• **WHAT THE EXERCISE ASKS**: Reproduce the listing below exactly, minus its pictures.

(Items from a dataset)

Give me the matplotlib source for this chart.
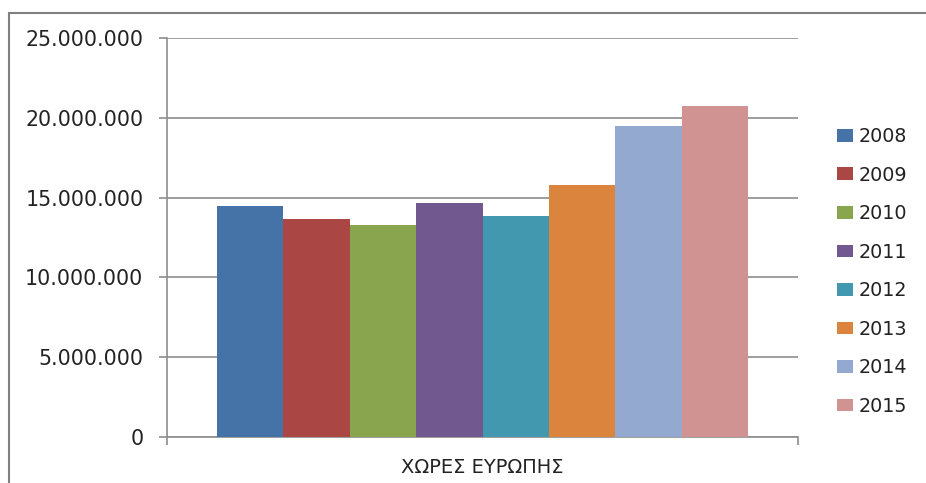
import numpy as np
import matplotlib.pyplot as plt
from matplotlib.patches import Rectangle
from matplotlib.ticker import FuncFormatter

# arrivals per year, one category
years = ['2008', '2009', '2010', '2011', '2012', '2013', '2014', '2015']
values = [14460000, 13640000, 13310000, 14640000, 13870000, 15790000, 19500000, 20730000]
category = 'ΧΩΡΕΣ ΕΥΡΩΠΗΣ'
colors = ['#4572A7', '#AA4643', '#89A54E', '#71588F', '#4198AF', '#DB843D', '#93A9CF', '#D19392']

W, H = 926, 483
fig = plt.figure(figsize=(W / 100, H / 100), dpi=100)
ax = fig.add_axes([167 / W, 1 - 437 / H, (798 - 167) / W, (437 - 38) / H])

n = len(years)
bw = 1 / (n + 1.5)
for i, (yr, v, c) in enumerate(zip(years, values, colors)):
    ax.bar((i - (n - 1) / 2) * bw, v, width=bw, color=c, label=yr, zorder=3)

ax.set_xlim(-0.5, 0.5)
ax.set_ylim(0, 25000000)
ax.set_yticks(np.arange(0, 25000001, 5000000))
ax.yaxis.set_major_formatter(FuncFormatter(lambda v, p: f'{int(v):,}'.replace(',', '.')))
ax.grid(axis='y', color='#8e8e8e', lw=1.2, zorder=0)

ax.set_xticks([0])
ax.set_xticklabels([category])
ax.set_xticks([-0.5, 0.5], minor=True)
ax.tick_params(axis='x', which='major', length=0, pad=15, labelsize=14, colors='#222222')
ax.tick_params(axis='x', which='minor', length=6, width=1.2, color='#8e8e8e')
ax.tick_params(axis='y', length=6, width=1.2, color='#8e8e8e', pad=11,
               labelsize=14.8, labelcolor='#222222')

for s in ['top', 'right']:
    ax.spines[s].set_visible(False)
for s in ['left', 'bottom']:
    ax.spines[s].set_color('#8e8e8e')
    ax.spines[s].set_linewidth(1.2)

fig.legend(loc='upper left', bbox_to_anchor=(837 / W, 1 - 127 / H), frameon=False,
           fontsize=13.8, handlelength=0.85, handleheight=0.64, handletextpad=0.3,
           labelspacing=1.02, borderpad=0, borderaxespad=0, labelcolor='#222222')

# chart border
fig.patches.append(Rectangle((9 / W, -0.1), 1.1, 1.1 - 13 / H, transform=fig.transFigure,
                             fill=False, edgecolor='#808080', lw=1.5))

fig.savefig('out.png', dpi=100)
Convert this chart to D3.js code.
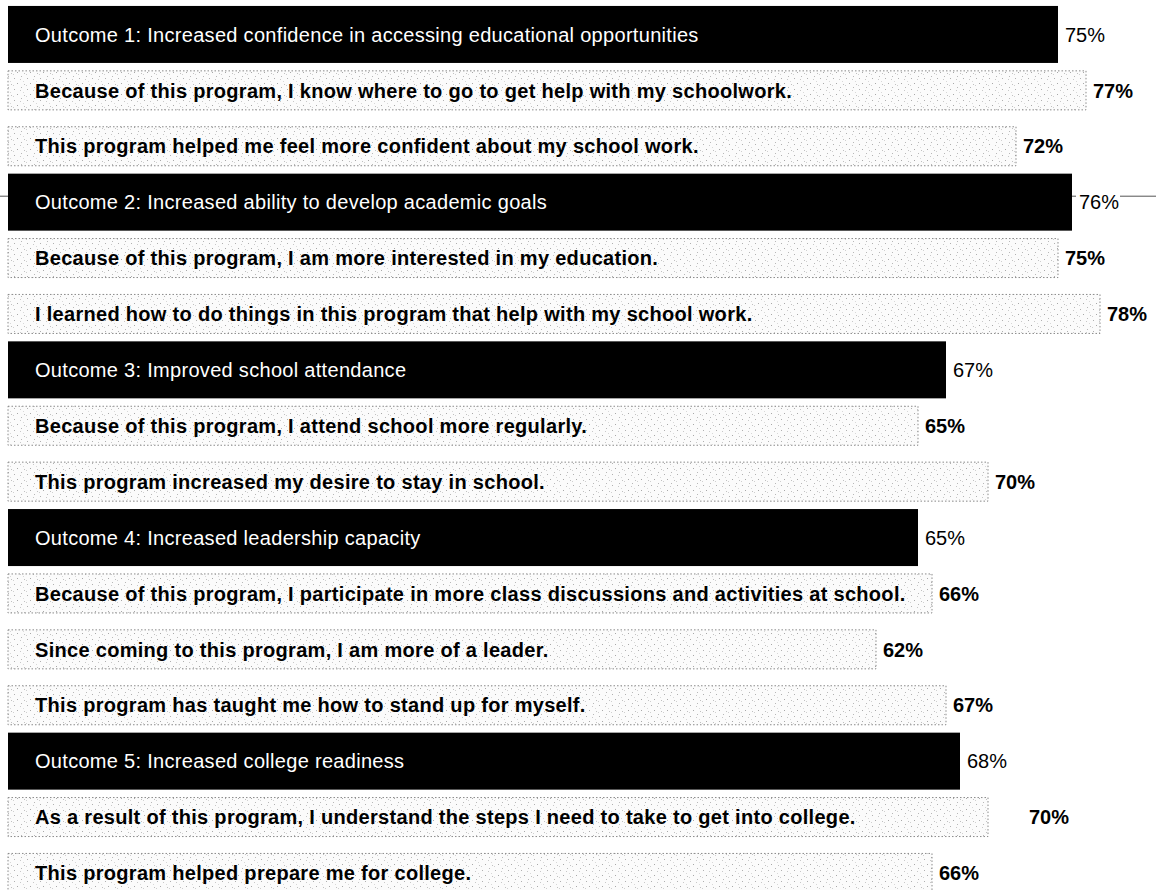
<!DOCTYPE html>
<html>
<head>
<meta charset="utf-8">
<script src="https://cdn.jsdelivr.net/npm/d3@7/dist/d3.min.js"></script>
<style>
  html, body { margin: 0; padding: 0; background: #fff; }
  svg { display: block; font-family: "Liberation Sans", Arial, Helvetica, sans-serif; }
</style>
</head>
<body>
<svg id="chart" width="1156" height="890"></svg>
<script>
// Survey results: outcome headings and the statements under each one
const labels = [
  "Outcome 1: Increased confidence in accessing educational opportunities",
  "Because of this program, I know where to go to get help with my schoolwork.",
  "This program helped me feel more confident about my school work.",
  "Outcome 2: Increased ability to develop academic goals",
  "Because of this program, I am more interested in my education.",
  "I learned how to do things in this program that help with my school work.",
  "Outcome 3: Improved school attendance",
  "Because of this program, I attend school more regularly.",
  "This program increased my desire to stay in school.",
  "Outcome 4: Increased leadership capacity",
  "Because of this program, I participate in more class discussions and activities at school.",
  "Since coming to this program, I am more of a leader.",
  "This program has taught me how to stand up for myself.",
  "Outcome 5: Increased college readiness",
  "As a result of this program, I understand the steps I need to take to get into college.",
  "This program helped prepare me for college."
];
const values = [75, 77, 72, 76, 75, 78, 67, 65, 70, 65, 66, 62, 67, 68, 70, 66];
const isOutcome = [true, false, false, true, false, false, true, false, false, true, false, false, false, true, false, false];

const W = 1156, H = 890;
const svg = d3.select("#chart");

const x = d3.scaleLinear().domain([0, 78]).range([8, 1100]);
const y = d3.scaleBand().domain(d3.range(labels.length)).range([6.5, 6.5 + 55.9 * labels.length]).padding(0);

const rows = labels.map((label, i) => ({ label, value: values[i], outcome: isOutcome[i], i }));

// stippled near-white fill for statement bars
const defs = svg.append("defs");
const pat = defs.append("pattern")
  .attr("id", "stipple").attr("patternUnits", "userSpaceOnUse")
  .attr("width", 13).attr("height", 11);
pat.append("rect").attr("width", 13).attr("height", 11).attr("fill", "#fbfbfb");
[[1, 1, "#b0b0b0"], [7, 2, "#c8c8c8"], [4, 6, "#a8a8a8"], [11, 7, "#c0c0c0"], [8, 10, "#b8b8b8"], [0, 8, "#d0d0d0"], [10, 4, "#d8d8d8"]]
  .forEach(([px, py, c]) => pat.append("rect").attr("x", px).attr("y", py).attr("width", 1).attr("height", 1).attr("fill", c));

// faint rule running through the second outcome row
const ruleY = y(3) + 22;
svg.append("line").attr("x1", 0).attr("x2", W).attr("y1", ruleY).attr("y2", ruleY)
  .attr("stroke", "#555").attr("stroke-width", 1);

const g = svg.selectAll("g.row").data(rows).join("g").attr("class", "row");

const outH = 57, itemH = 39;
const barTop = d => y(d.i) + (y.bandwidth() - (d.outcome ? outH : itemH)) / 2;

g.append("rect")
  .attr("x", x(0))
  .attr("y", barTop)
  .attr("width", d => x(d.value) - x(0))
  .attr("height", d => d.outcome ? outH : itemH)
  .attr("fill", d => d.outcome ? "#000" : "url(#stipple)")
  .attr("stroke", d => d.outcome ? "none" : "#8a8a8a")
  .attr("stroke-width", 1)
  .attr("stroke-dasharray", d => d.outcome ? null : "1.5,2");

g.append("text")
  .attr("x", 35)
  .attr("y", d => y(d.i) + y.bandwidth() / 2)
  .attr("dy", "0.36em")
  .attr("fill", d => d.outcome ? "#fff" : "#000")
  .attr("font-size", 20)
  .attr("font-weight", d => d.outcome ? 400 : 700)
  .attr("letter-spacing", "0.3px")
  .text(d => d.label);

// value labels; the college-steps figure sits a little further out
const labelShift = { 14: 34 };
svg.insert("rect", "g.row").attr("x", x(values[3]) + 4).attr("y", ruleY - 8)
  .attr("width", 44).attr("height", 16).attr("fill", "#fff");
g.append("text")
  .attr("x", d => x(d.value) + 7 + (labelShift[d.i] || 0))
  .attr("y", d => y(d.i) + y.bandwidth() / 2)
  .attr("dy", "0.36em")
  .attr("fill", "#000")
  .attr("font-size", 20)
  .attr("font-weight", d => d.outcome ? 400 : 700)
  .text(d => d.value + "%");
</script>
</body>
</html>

• **EXERCISE ANSWER**:
Give me the matplotlib source for this chart.
import numpy as np
import matplotlib.pyplot as plt
from matplotlib.patches import Rectangle
from matplotlib.ticker import FuncFormatter

# arrivals per year, one category
years = ['2008', '2009', '2010', '2011', '2012', '2013', '2014', '2015']
values = [14460000, 13640000, 13310000, 14640000, 13870000, 15790000, 19500000, 20730000]
category = 'ΧΩΡΕΣ ΕΥΡΩΠΗΣ'
colors = ['#4572A7', '#AA4643', '#89A54E', '#71588F', '#4198AF', '#DB843D', '#93A9CF', '#D19392']

W, H = 926, 483
fig = plt.figure(figsize=(W / 100, H / 100), dpi=100)
ax = fig.add_axes([167 / W, 1 - 437 / H, (798 - 167) / W, (437 - 38) / H])

n = len(years)
bw = 1 / (n + 1.5)
for i, (yr, v, c) in enumerate(zip(years, values, colors)):
    ax.bar((i - (n - 1) / 2) * bw, v, width=bw, color=c, label=yr, zorder=3)

ax.set_xlim(-0.5, 0.5)
ax.set_ylim(0, 25000000)
ax.set_yticks(np.arange(0, 25000001, 5000000))
ax.yaxis.set_major_formatter(FuncFormatter(lambda v, p: f'{int(v):,}'.replace(',', '.')))
ax.grid(axis='y', color='#8e8e8e', lw=1.2, zorder=0)

ax.set_xticks([0])
ax.set_xticklabels([category])
ax.set_xticks([-0.5, 0.5], minor=True)
ax.tick_params(axis='x', which='major', length=0, pad=15, labelsize=14, colors='#222222')
ax.tick_params(axis='x', which='minor', length=6, width=1.2, color='#8e8e8e')
ax.tick_params(axis='y', length=6, width=1.2, color='#8e8e8e', pad=11,
               labelsize=14.8, labelcolor='#222222')

for s in ['top', 'right']:
    ax.spines[s].set_visible(False)
for s in ['left', 'bottom']:
    ax.spines[s].set_color('#8e8e8e')
    ax.spines[s].set_linewidth(1.2)

fig.legend(loc='upper left', bbox_to_anchor=(837 / W, 1 - 127 / H), frameon=False,
           fontsize=13.8, handlelength=0.85, handleheight=0.64, handletextpad=0.3,
           labelspacing=1.02, borderpad=0, borderaxespad=0, labelcolor='#222222')

# chart border
fig.patches.append(Rectangle((9 / W, -0.1), 1.1, 1.1 - 13 / H, transform=fig.transFigure,
                             fill=False, edgecolor='#808080', lw=1.5))

fig.savefig('out.png', dpi=100)
Convert this chart to D3.js code.
<!DOCTYPE html>
<html>
<head>
<meta charset="utf-8">
<script src="https://cdn.jsdelivr.net/npm/d3@7/dist/d3.min.js"></script>
<style>
  html, body { margin: 0; padding: 0; background: #fff; }
  svg { display: block; font-family: "Liberation Sans", Arial, Helvetica, sans-serif; }
</style>
</head>
<body>
<svg id="chart" width="1156" height="890"></svg>
<script>
// Survey results: outcome headings and the statements under each one
const labels = [
  "Outcome 1: Increased confidence in accessing educational opportunities",
  "Because of this program, I know where to go to get help with my schoolwork.",
  "This program helped me feel more confident about my school work.",
  "Outcome 2: Increased ability to develop academic goals",
  "Because of this program, I am more interested in my education.",
  "I learned how to do things in this program that help with my school work.",
  "Outcome 3: Improved school attendance",
  "Because of this program, I attend school more regularly.",
  "This program increased my desire to stay in school.",
  "Outcome 4: Increased leadership capacity",
  "Because of this program, I participate in more class discussions and activities at school.",
  "Since coming to this program, I am more of a leader.",
  "This program has taught me how to stand up for myself.",
  "Outcome 5: Increased college readiness",
  "As a result of this program, I understand the steps I need to take to get into college.",
  "This program helped prepare me for college."
];
const values = [75, 77, 72, 76, 75, 78, 67, 65, 70, 65, 66, 62, 67, 68, 70, 66];
const isOutcome = [true, false, false, true, false, false, true, false, false, true, false, false, false, true, false, false];

const W = 1156, H = 890;
const svg = d3.select("#chart");

const x = d3.scaleLinear().domain([0, 78]).range([8, 1100]);
const y = d3.scaleBand().domain(d3.range(labels.length)).range([6.5, 6.5 + 55.9 * labels.length]).padding(0);

const rows = labels.map((label, i) => ({ label, value: values[i], outcome: isOutcome[i], i }));

// stippled near-white fill for statement bars
const defs = svg.append("defs");
const pat = defs.append("pattern")
  .attr("id", "stipple").attr("patternUnits", "userSpaceOnUse")
  .attr("width", 13).attr("height", 11);
pat.append("rect").attr("width", 13).attr("height", 11).attr("fill", "#fbfbfb");
[[1, 1, "#b0b0b0"], [7, 2, "#c8c8c8"], [4, 6, "#a8a8a8"], [11, 7, "#c0c0c0"], [8, 10, "#b8b8b8"], [0, 8, "#d0d0d0"], [10, 4, "#d8d8d8"]]
  .forEach(([px, py, c]) => pat.append("rect").attr("x", px).attr("y", py).attr("width", 1).attr("height", 1).attr("fill", c));

// faint rule running through the second outcome row
const ruleY = y(3) + 22;
svg.append("line").attr("x1", 0).attr("x2", W).attr("y1", ruleY).attr("y2", ruleY)
  .attr("stroke", "#555").attr("stroke-width", 1);

const g = svg.selectAll("g.row").data(rows).join("g").attr("class", "row");

const outH = 57, itemH = 39;
const barTop = d => y(d.i) + (y.bandwidth() - (d.outcome ? outH : itemH)) / 2;

g.append("rect")
  .attr("x", x(0))
  .attr("y", barTop)
  .attr("width", d => x(d.value) - x(0))
  .attr("height", d => d.outcome ? outH : itemH)
  .attr("fill", d => d.outcome ? "#000" : "url(#stipple)")
  .attr("stroke", d => d.outcome ? "none" : "#8a8a8a")
  .attr("stroke-width", 1)
  .attr("stroke-dasharray", d => d.outcome ? null : "1.5,2");

g.append("text")
  .attr("x", 35)
  .attr("y", d => y(d.i) + y.bandwidth() / 2)
  .attr("dy", "0.36em")
  .attr("fill", d => d.outcome ? "#fff" : "#000")
  .attr("font-size", 20)
  .attr("font-weight", d => d.outcome ? 400 : 700)
  .attr("letter-spacing", "0.3px")
  .text(d => d.label);

// value labels; the college-steps figure sits a little further out
const labelShift = { 14: 34 };
svg.insert("rect", "g.row").attr("x", x(values[3]) + 4).attr("y", ruleY - 8)
  .attr("width", 44).attr("height", 16).attr("fill", "#fff");
g.append("text")
  .attr("x", d => x(d.value) + 7 + (labelShift[d.i] || 0))
  .attr("y", d => y(d.i) + y.bandwidth() / 2)
  .attr("dy", "0.36em")
  .attr("fill", "#000")
  .attr("font-size", 20)
  .attr("font-weight", d => d.outcome ? 400 : 700)
  .text(d => d.value + "%");
</script>
</body>
</html>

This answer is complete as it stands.